If you want to, you could replace https://github.com/hesther/templatecorr/blob/7095b4b8fecd6ea06f8c603b8e8641518b37d931/templatecorr/extract_templates.py#L41 (Line 41) in extract_templates.py with
except Exception as e:
print(e)
which will probably tell you that rdchiral does not take the arguments you provided because you installed rdchiral instead of rdchiral_cpp
I will fix this in a PR soon so it gives a meaningful error, thank you very much for finding that bug!
I actually attempted running it with rdchiral_cpp first, but got the empty data frame then switched to rdchiral and ended up with the same result, but this is super helpful! I just realized that this has to do with installation of this package -- I have weird issues with some conda packages due to M1 Mac chip... I think I know how to fix this now on my end and that has nothing to do with your code. :)
Thanks for a quick response and confirmation that the code works as intended!
I created a small pull request with option to run script using docker, which resolved this issue for me. Hopefully it helps other people with similar problem :)

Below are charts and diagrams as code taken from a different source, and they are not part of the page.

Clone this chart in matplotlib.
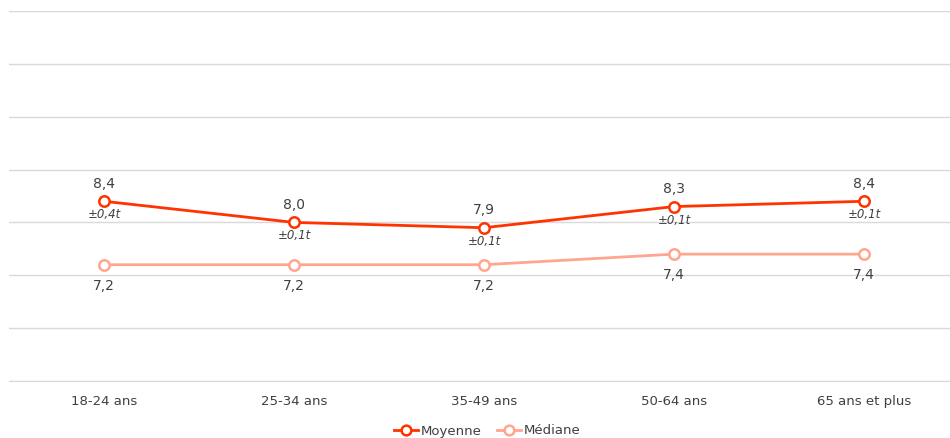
import matplotlib
matplotlib.use("Agg")
import matplotlib.pyplot as plt
from matplotlib.lines import Line2D

categories = ["18-24 ans", "25-34 ans", "35-49 ans", "50-64 ans", "65 ans et plus"]
moyenne = [8.4, 8.0, 7.9, 8.3, 8.4]
mediane = [7.2, 7.2, 7.2, 7.4, 7.4]
marges = ["±0,4t", "±0,1t", "±0,1t", "±0,1t", "±0,1t"]

RED = "#ff3300"
SALMON = "#ffa590"
TEXT = "#404040"
GRID = "#d9d9d9"

plt.rcParams["font.family"] = ["DejaVu Sans"]

fig = plt.figure(figsize=(9.5, 4.38), dpi=100)
W, H = 950, 438
ax = fig.add_axes([9 / W, (H - 381) / H, 941 / W, 370 / H])

x = list(range(len(categories)))

ax.plot(x, mediane, color=SALMON, lw=2, marker="o", ms=7.5,
        mfc="white", mec=SALMON, mew=1.8, zorder=3)
ax.plot(x, moyenne, color=RED, lw=2, marker="o", ms=7.5,
        mfc="white", mec=RED, mew=1.8, zorder=4)

def fmt(v):
    return f"{v:.1f}".replace(".", ",")

for xi, v, m in zip(x, moyenne, marges):
    ax.annotate(fmt(v), (xi, v), xytext=(0, 7.5), textcoords="offset points",
                ha="center", va="bottom", fontsize=10, color=TEXT)
    ax.annotate(m, (xi, v), xytext=(0, -5), textcoords="offset points",
                ha="center", va="top", fontsize=8.5, color=TEXT, style="italic")

for xi, v in zip(x, mediane):
    ax.annotate(fmt(v), (xi, v), xytext=(0, -10), textcoords="offset points",
                ha="center", va="top", fontsize=10, color=TEXT)

ax.set_xlim(-0.5, -0.5 + 941 / 190)
ax.set_ylim(5, 12)
ax.set_yticks(range(5, 13))
ax.yaxis.grid(True, color=GRID, lw=1)
ax.set_axisbelow(True)
ax.tick_params(axis="y", left=False, labelleft=False)
ax.set_xticks(x)
ax.set_xticklabels(categories, fontsize=9.5, color=TEXT)
ax.tick_params(axis="x", length=0, pad=10)
for s in ["top", "right", "left"]:
    ax.spines[s].set_visible(False)
ax.spines["bottom"].set_color(GRID)

handles = [
    Line2D([], [], color=RED, lw=2, marker="o", ms=7, mfc="white", mec=RED, mew=1.8),
    Line2D([], [], color=SALMON, lw=2, marker="o", ms=7, mfc="white", mec=SALMON, mew=1.8),
]
fig.legend(handles, ["Moyenne", "Médiane"], loc="center", bbox_to_anchor=(487 / W, 1 - 431 / H),
           ncol=2, frameon=False, fontsize=9.5, handlelength=1.8, handletextpad=0.2,
           columnspacing=1.2, labelcolor=TEXT)

fig.savefig("out.png", dpi=100, facecolor="white")
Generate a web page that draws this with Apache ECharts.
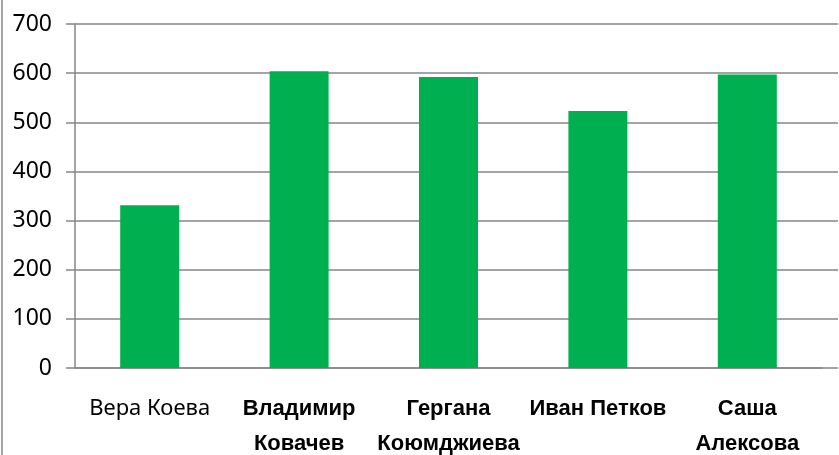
<!DOCTYPE html>
<html><head><meta charset="utf-8">
<script src="https://cdn.jsdelivr.net/npm/echarts@6/dist/echarts.min.js"></script>
<style>html,body{margin:0;padding:0;background:#fff}#c{width:839px;height:455px}</style>
</head><body><div id="c"></div>
<script>
const categories = ['Вера Коева', 'Владимир\nКовачев', 'Гергана\nКоюмджиева', 'Иван Петков', 'Саша\nАлексова'];
const values = [331, 604, 592, 523, 597];
const yTicks = [0, 100, 200, 300, 400, 500, 600, 700];

const chart = echarts.init(document.getElementById('c'));
chart.setOption({
  animation: false,
  backgroundColor: '#fff',
  graphic: [{type: 'line', shape: {x1: 2, y1: 0, x2: 2, y2: 455}, style: {stroke: '#868686', lineWidth: 1.5}}],
  grid: [
    {left: 75, right: 17, top: 24, bottom: 87},
    {left: 75, right: 1, top: 24, bottom: 87}
  ],
  xAxis: [
    {type: 'category', gridIndex: 0, data: categories,
     axisLine: {lineStyle: {color: '#868686', width: 1.5}},
     axisTick: {length: 8, interval: 0, lineStyle: {color: '#868686', width: 1.5}},
     axisLabel: {interval: 0, margin: 23, color: '#000',
       formatter: function (v, i) {
         const st = i === 0 ? 'r' : 'b';
         return v.split('\n').map(s => '{' + st + '|' + s + '}').join('\n');
       },
       rich: {
         r: {fontFamily: 'Noto Sans', fontSize: 22, color: '#000', lineHeight: 35},
         b: {fontFamily: 'Liberation Sans', fontWeight: 'bold', fontSize: 22, color: '#000', lineHeight: 35}
       }}},
    {type: 'value', gridIndex: 1, show: false, min: 0, max: 1}
  ],
  yAxis: [
    {type: 'value', gridIndex: 0, min: yTicks[0], max: yTicks[yTicks.length - 1], interval: 100,
     axisLine: {show: true, lineStyle: {color: '#868686', width: 1.5}},
     axisTick: {show: true, length: 9, lineStyle: {color: '#868686', width: 1.5}},
     splitLine: {show: false},
     axisLabel: {margin: 23, color: '#000', fontFamily: 'Noto Sans', fontSize: 23,
       formatter: '{y|{value}}',
       rich: {y: {fontFamily: 'Noto Sans', fontSize: 23, color: '#000'}}}},
    {type: 'value', gridIndex: 1, min: yTicks[0], max: yTicks[yTicks.length - 1], interval: 100,
     axisLine: {show: false}, axisTick: {show: false}, axisLabel: {show: false},
     splitLine: {show: true, lineStyle: {color: '#868686', width: 1.5}}}
  ],
  series: [{type: 'bar', xAxisIndex: 0, yAxisIndex: 0, data: values, barWidth: 59, z: 5,
            itemStyle: {color: '#00B050'}}]
});
</script></body></html>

Thanks! I merged the change with the docker container, as well as added a more meaningful error message when using the wrong rdchiral version. Thanks again for finding this bug!
Hello!
I tried replicating the results from the paper, but ended up getting an empty csv file as output. I suspect divergence in required packages versions could be causing this, since I have not modified the code at all. Could you specify versions of required packages and python version in environment.yml? Also if you know of any other issues that could cause this to happen, let me know!